Electric motorcycles: slow, boring, short ranges, expensive. When I flew up to Oregon last week to ride the Brammo Empulse I expected a good bike. A practical commuter, an efficient appliance, maybe something a little bit fun. But, what I got was something entirely different. As you can see, this is a very serious motorcycle.

Photos: Maddox Visual

My first experience with Brammo was back in 2009 when they were visiting New York to get media types onboard the then-new Enertia. Craig, the CEO, seemed like a smart guy and the bike — friendly-looking, fitted with actual motorcycle components and capable of exceeding its modest performance claims — was pretty neat. But, it was still scooter slow and only capable of 30 or 40 miles on a full charge. Electric motorcycles: much promise, little reality.

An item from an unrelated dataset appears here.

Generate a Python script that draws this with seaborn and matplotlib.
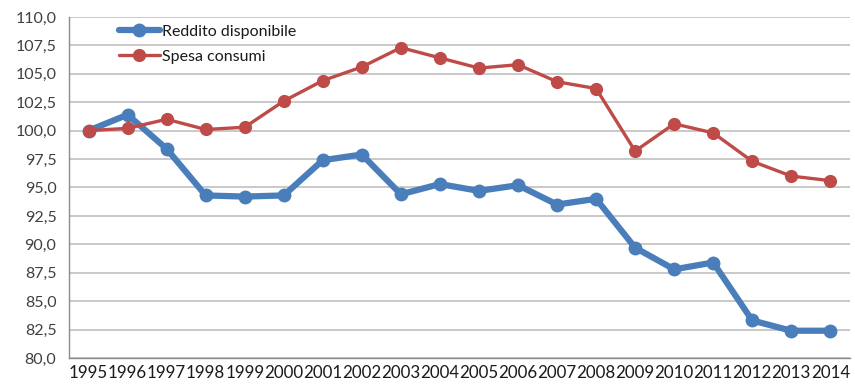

Since then, I’ve seen the Brammo guys at shows and races, talked with them a bunch about their TTXGP racing program and watched as people I knew from mainstream motorcycling began to be drawn to the company. During that time, my enthusiasm for electrics waned as their much-hyped benefits failed to materialize during a virtually stagnant iteration process. That disappointment reached a new low when trying to live with only a Zero DS for a couple weeks a few months ago turned into trying to bum rides off friends so I could actually get places. You saw that disappointment in that RideApart episode. Electric motorcycles: no thanks.

The BRD RedShift SM was a fleeting glimpse of promise, but still resolutely a one-off prototype. Electric motorcycles: still in the future.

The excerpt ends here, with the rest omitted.